[Plotting code records]

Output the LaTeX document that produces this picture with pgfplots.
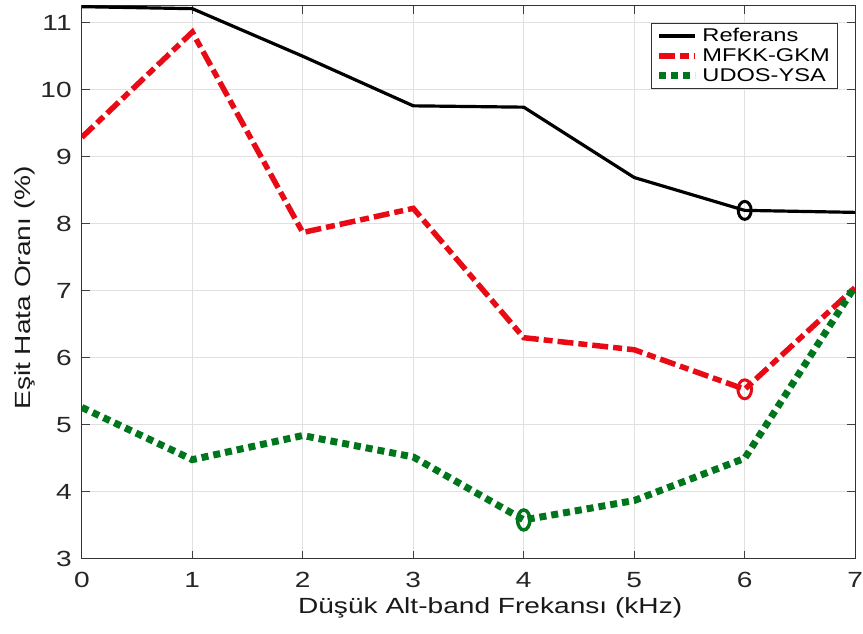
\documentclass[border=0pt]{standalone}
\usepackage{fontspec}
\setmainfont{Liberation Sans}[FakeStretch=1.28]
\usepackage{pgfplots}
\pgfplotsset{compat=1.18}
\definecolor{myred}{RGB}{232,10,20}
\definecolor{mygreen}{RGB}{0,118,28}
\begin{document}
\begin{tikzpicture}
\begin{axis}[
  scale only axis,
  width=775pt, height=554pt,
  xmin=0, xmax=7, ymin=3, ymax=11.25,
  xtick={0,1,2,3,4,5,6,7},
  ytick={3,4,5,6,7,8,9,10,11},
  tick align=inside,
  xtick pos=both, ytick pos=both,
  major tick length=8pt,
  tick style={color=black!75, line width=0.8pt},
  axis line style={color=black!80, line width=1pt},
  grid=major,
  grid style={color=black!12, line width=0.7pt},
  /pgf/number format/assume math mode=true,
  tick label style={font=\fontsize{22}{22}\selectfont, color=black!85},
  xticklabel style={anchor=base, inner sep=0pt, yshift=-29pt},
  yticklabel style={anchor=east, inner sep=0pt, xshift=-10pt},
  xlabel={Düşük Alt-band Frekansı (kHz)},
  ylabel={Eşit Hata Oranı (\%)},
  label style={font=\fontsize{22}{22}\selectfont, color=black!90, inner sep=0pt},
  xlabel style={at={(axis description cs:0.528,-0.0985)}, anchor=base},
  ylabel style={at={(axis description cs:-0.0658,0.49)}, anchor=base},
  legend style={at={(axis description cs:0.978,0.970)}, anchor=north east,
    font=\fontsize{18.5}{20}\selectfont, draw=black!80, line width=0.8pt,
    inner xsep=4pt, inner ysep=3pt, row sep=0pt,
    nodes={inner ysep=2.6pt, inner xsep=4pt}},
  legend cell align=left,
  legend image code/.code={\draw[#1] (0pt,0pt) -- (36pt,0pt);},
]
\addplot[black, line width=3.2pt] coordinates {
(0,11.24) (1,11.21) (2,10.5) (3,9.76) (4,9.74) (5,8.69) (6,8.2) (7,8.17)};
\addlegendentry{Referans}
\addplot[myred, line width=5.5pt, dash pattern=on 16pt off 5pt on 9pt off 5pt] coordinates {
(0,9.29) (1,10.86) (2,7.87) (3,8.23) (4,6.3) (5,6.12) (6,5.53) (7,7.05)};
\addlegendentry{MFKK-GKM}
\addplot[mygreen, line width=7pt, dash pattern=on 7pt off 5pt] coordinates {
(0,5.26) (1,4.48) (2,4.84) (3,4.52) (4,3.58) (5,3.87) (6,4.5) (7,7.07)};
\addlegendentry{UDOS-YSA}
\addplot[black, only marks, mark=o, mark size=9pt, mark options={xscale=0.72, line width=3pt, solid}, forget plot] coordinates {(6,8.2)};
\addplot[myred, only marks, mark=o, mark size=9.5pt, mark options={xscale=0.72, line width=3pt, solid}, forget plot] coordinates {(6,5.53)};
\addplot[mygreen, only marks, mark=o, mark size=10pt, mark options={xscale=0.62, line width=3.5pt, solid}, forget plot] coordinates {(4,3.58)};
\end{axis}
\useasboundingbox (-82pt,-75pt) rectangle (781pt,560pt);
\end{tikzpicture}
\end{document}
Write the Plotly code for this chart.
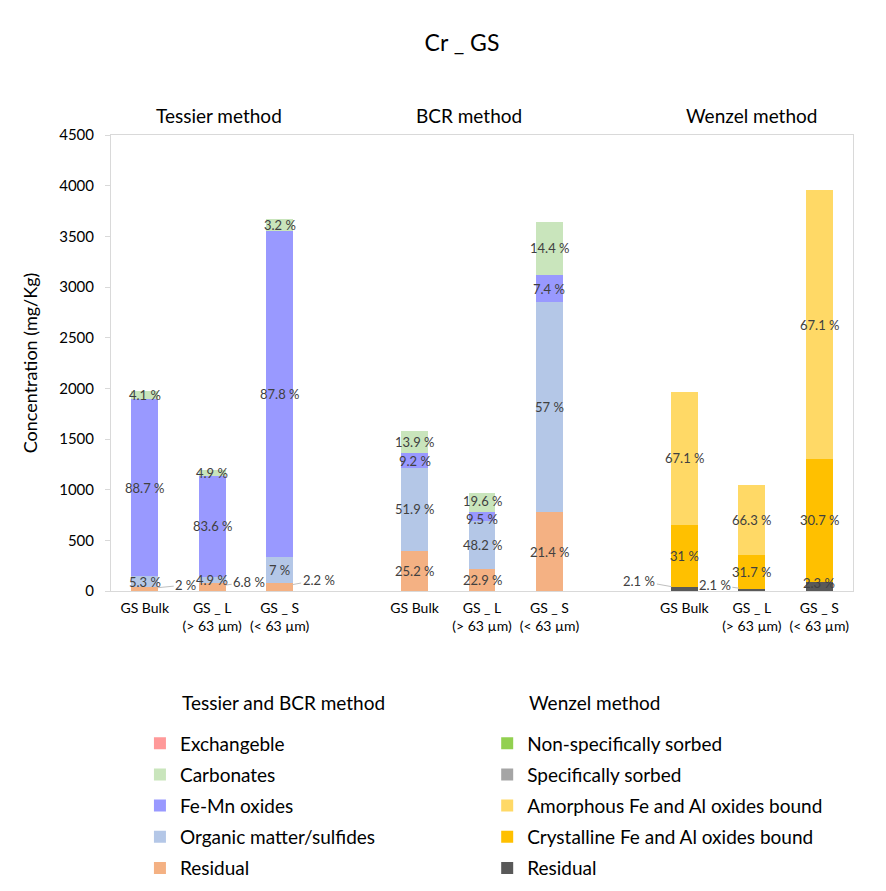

## EXERCISE INSTRUCTIONS
Every entry should be returned exactly as written, minus the pictures.

## WORKED SOLUTION
Output the LaTeX document that produces this picture with pgfplots.
\documentclass[border=0pt]{standalone}
\usepackage{fontspec}
\setmainfont{Liberation Sans}[FakeStretch=1.28]
\usepackage{pgfplots}
\pgfplotsset{compat=1.18}
\definecolor{myred}{RGB}{232,10,20}
\definecolor{mygreen}{RGB}{0,118,28}
\begin{document}
\begin{tikzpicture}
\begin{axis}[
  scale only axis,
  width=775pt, height=554pt,
  xmin=0, xmax=7, ymin=3, ymax=11.25,
  xtick={0,1,2,3,4,5,6,7},
  ytick={3,4,5,6,7,8,9,10,11},
  tick align=inside,
  xtick pos=both, ytick pos=both,
  major tick length=8pt,
  tick style={color=black!75, line width=0.8pt},
  axis line style={color=black!80, line width=1pt},
  grid=major,
  grid style={color=black!12, line width=0.7pt},
  /pgf/number format/assume math mode=true,
  tick label style={font=\fontsize{22}{22}\selectfont, color=black!85},
  xticklabel style={anchor=base, inner sep=0pt, yshift=-29pt},
  yticklabel style={anchor=east, inner sep=0pt, xshift=-10pt},
  xlabel={Düşük Alt-band Frekansı (kHz)},
  ylabel={Eşit Hata Oranı (\%)},
  label style={font=\fontsize{22}{22}\selectfont, color=black!90, inner sep=0pt},
  xlabel style={at={(axis description cs:0.528,-0.0985)}, anchor=base},
  ylabel style={at={(axis description cs:-0.0658,0.49)}, anchor=base},
  legend style={at={(axis description cs:0.978,0.970)}, anchor=north east,
    font=\fontsize{18.5}{20}\selectfont, draw=black!80, line width=0.8pt,
    inner xsep=4pt, inner ysep=3pt, row sep=0pt,
    nodes={inner ysep=2.6pt, inner xsep=4pt}},
  legend cell align=left,
  legend image code/.code={\draw[#1] (0pt,0pt) -- (36pt,0pt);},
]
\addplot[black, line width=3.2pt] coordinates {
(0,11.24) (1,11.21) (2,10.5) (3,9.76) (4,9.74) (5,8.69) (6,8.2) (7,8.17)};
\addlegendentry{Referans}
\addplot[myred, line width=5.5pt, dash pattern=on 16pt off 5pt on 9pt off 5pt] coordinates {
(0,9.29) (1,10.86) (2,7.87) (3,8.23) (4,6.3) (5,6.12) (6,5.53) (7,7.05)};
\addlegendentry{MFKK-GKM}
\addplot[mygreen, line width=7pt, dash pattern=on 7pt off 5pt] coordinates {
(0,5.26) (1,4.48) (2,4.84) (3,4.52) (4,3.58) (5,3.87) (6,4.5) (7,7.07)};
\addlegendentry{UDOS-YSA}
\addplot[black, only marks, mark=o, mark size=9pt, mark options={xscale=0.72, line width=3pt, solid}, forget plot] coordinates {(6,8.2)};
\addplot[myred, only marks, mark=o, mark size=9.5pt, mark options={xscale=0.72, line width=3pt, solid}, forget plot] coordinates {(6,5.53)};
\addplot[mygreen, only marks, mark=o, mark size=10pt, mark options={xscale=0.62, line width=3.5pt, solid}, forget plot] coordinates {(4,3.58)};
\end{axis}
\useasboundingbox (-82pt,-75pt) rectangle (781pt,560pt);
\end{tikzpicture}
\end{document}
Write the Plotly code for this chart.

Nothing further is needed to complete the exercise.